There are lots of conflicts to be found in "Henry Manley, Living Alone, Keeps Time." Here's the one that stands out most clearly to me: the conflict between physical body and intangible spirit or soul. Henry Manley's body is aging and he is losing things physically—he's lost weight ("Knowing how much he weighed once / he knows how much he has departed his life."), and he is "as loose in his skin as a puppy." Being old and forgetful, things fall out of his pockets sometimes without him noticing.
The conflict comes when he loses intangible things by physical processes.

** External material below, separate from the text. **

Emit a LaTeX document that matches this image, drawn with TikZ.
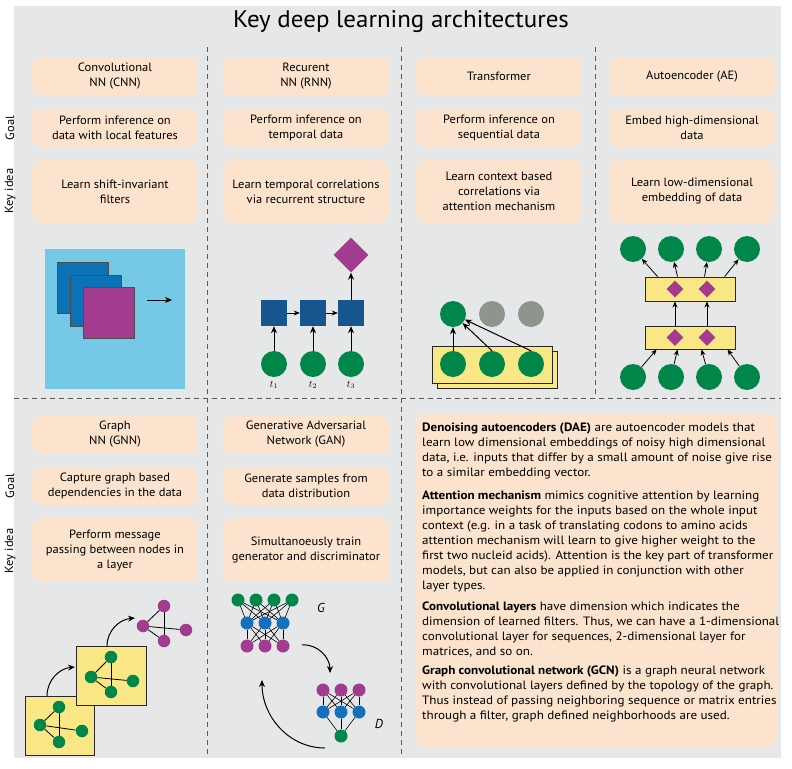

The words he knows and loves are not physical objects, but ones that belong to his mind (his spirit?) and they too are disappearing as if they were tangible: "Window, wristwatch, cup, knife / are small prunes that drop from his pockets," and "the names of his dear ones / fall out of his eyeglass case."
This losing of intangible objects by physical processes foreshadows the loss he fears most: the loss of his non-physical soul from his physical body, no matter what holds him in (skin, blankets, etc.).
Especially he knows how the soul
can slip out of the body unannounced
like that helium-filled balloon
he opened his fingers on, years back.
The conflict between the physical and intangible appears elsewhere in the poem, too. The physical space is described vividly, but almost all the objects have an intangible significance beyond the physical. For example, the portrait of Henry's father is just "an oval on the wall," but it also represents a loved one whose name he forgets, despite the fact that he is staring directly at his father's face. Thus the spirit/soul/intangible slips away over time, no matter how much we work to tie it to us physically.